# start of DATA LINES
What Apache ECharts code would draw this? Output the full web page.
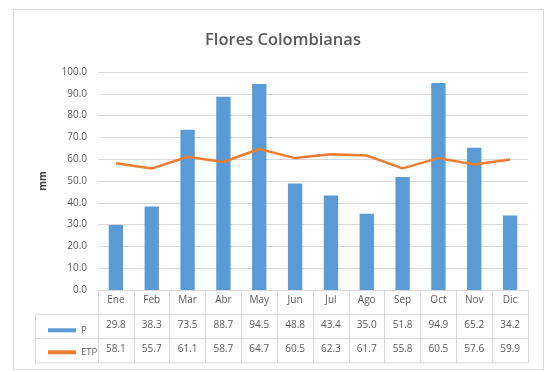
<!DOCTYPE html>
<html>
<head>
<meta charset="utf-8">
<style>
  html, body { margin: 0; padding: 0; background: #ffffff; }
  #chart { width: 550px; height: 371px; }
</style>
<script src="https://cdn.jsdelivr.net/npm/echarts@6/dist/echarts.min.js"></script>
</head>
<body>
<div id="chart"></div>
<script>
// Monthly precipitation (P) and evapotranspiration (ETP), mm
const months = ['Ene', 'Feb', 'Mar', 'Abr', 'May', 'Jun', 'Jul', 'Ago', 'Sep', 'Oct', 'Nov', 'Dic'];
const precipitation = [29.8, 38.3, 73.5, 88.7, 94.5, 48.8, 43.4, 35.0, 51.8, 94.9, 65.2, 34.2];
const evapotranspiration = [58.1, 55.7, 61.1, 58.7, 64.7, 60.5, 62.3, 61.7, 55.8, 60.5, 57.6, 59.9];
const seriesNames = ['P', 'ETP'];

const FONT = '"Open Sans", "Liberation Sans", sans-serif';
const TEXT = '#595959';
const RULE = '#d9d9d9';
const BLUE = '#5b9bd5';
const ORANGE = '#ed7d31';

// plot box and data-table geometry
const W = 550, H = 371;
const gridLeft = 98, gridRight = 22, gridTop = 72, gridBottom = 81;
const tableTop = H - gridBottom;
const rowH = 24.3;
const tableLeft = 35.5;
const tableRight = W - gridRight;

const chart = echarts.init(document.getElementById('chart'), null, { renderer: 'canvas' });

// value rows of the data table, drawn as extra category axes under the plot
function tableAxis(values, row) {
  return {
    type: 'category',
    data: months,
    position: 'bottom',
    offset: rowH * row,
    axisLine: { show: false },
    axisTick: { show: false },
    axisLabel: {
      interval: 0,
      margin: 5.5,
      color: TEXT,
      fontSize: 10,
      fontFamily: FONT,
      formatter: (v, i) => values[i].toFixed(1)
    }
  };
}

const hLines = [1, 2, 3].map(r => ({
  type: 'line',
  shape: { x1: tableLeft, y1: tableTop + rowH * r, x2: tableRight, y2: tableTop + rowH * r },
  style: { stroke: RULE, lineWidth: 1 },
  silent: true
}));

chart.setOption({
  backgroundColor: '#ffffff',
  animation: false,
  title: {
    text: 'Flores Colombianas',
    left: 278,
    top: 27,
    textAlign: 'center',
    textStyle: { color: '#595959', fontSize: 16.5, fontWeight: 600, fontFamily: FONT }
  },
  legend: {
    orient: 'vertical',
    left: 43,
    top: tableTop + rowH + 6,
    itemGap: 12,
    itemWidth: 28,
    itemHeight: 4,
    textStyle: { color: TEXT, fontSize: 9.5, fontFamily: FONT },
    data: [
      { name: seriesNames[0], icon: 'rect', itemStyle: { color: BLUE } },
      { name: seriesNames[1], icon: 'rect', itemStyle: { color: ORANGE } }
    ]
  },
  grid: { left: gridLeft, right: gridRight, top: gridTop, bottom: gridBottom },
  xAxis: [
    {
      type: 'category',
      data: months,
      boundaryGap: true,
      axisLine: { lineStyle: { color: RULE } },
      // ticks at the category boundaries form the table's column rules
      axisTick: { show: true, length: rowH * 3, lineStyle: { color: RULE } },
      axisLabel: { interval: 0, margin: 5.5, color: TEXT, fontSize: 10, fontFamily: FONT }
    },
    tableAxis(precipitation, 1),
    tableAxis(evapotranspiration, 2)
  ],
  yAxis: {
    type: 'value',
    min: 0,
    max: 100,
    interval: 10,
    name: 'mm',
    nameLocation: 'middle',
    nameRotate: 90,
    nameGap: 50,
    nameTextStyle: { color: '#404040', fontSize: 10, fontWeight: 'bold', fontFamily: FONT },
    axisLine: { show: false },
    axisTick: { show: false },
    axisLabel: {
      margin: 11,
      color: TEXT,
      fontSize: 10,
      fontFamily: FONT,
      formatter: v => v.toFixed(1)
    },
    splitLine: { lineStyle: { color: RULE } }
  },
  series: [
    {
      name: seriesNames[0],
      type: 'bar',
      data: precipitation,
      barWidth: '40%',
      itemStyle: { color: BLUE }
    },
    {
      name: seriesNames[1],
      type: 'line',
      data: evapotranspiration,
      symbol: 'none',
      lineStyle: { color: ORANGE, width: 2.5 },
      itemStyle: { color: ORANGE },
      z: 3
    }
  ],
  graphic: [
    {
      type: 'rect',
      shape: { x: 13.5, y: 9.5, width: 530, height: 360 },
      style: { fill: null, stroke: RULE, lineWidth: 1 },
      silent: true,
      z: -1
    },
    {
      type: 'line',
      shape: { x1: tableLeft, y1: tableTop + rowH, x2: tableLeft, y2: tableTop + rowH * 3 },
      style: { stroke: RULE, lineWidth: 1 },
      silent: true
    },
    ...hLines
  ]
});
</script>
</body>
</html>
# end of DATA LINES
WHAT TO WORK ON. Your copy of the data above should match it exactly, except that pictures are left out.

COMPLETE ANSWER.
What Apache ECharts code would draw this? Output the full web page.
<!DOCTYPE html>
<html>
<head>
<meta charset="utf-8">
<style>
  html, body { margin: 0; padding: 0; background: #ffffff; }
  #chart { width: 550px; height: 371px; }
</style>
<script src="https://cdn.jsdelivr.net/npm/echarts@6/dist/echarts.min.js"></script>
</head>
<body>
<div id="chart"></div>
<script>
// Monthly precipitation (P) and evapotranspiration (ETP), mm
const months = ['Ene', 'Feb', 'Mar', 'Abr', 'May', 'Jun', 'Jul', 'Ago', 'Sep', 'Oct', 'Nov', 'Dic'];
const precipitation = [29.8, 38.3, 73.5, 88.7, 94.5, 48.8, 43.4, 35.0, 51.8, 94.9, 65.2, 34.2];
const evapotranspiration = [58.1, 55.7, 61.1, 58.7, 64.7, 60.5, 62.3, 61.7, 55.8, 60.5, 57.6, 59.9];
const seriesNames = ['P', 'ETP'];

const FONT = '"Open Sans", "Liberation Sans", sans-serif';
const TEXT = '#595959';
const RULE = '#d9d9d9';
const BLUE = '#5b9bd5';
const ORANGE = '#ed7d31';

// plot box and data-table geometry
const W = 550, H = 371;
const gridLeft = 98, gridRight = 22, gridTop = 72, gridBottom = 81;
const tableTop = H - gridBottom;
const rowH = 24.3;
const tableLeft = 35.5;
const tableRight = W - gridRight;

const chart = echarts.init(document.getElementById('chart'), null, { renderer: 'canvas' });

// value rows of the data table, drawn as extra category axes under the plot
function tableAxis(values, row) {
  return {
    type: 'category',
    data: months,
    position: 'bottom',
    offset: rowH * row,
    axisLine: { show: false },
    axisTick: { show: false },
    axisLabel: {
      interval: 0,
      margin: 5.5,
      color: TEXT,
      fontSize: 10,
      fontFamily: FONT,
      formatter: (v, i) => values[i].toFixed(1)
    }
  };
}

const hLines = [1, 2, 3].map(r => ({
  type: 'line',
  shape: { x1: tableLeft, y1: tableTop + rowH * r, x2: tableRight, y2: tableTop + rowH * r },
  style: { stroke: RULE, lineWidth: 1 },
  silent: true
}));

chart.setOption({
  backgroundColor: '#ffffff',
  animation: false,
  title: {
    text: 'Flores Colombianas',
    left: 278,
    top: 27,
    textAlign: 'center',
    textStyle: { color: '#595959', fontSize: 16.5, fontWeight: 600, fontFamily: FONT }
  },
  legend: {
    orient: 'vertical',
    left: 43,
    top: tableTop + rowH + 6,
    itemGap: 12,
    itemWidth: 28,
    itemHeight: 4,
    textStyle: { color: TEXT, fontSize: 9.5, fontFamily: FONT },
    data: [
      { name: seriesNames[0], icon: 'rect', itemStyle: { color: BLUE } },
      { name: seriesNames[1], icon: 'rect', itemStyle: { color: ORANGE } }
    ]
  },
  grid: { left: gridLeft, right: gridRight, top: gridTop, bottom: gridBottom },
  xAxis: [
    {
      type: 'category',
      data: months,
      boundaryGap: true,
      axisLine: { lineStyle: { color: RULE } },
      // ticks at the category boundaries form the table's column rules
      axisTick: { show: true, length: rowH * 3, lineStyle: { color: RULE } },
      axisLabel: { interval: 0, margin: 5.5, color: TEXT, fontSize: 10, fontFamily: FONT }
    },
    tableAxis(precipitation, 1),
    tableAxis(evapotranspiration, 2)
  ],
  yAxis: {
    type: 'value',
    min: 0,
    max: 100,
    interval: 10,
    name: 'mm',
    nameLocation: 'middle',
    nameRotate: 90,
    nameGap: 50,
    nameTextStyle: { color: '#404040', fontSize: 10, fontWeight: 'bold', fontFamily: FONT },
    axisLine: { show: false },
    axisTick: { show: false },
    axisLabel: {
      margin: 11,
      color: TEXT,
      fontSize: 10,
      fontFamily: FONT,
      formatter: v => v.toFixed(1)
    },
    splitLine: { lineStyle: { color: RULE } }
  },
  series: [
    {
      name: seriesNames[0],
      type: 'bar',
      data: precipitation,
      barWidth: '40%',
      itemStyle: { color: BLUE }
    },
    {
      name: seriesNames[1],
      type: 'line',
      data: evapotranspiration,
      symbol: 'none',
      lineStyle: { color: ORANGE, width: 2.5 },
      itemStyle: { color: ORANGE },
      z: 3
    }
  ],
  graphic: [
    {
      type: 'rect',
      shape: { x: 13.5, y: 9.5, width: 530, height: 360 },
      style: { fill: null, stroke: RULE, lineWidth: 1 },
      silent: true,
      z: -1
    },
    {
      type: 'line',
      shape: { x1: tableLeft, y1: tableTop + rowH, x2: tableLeft, y2: tableTop + rowH * 3 },
      style: { stroke: RULE, lineWidth: 1 },
      silent: true
    },
    ...hLines
  ]
});
</script>
</body>
</html>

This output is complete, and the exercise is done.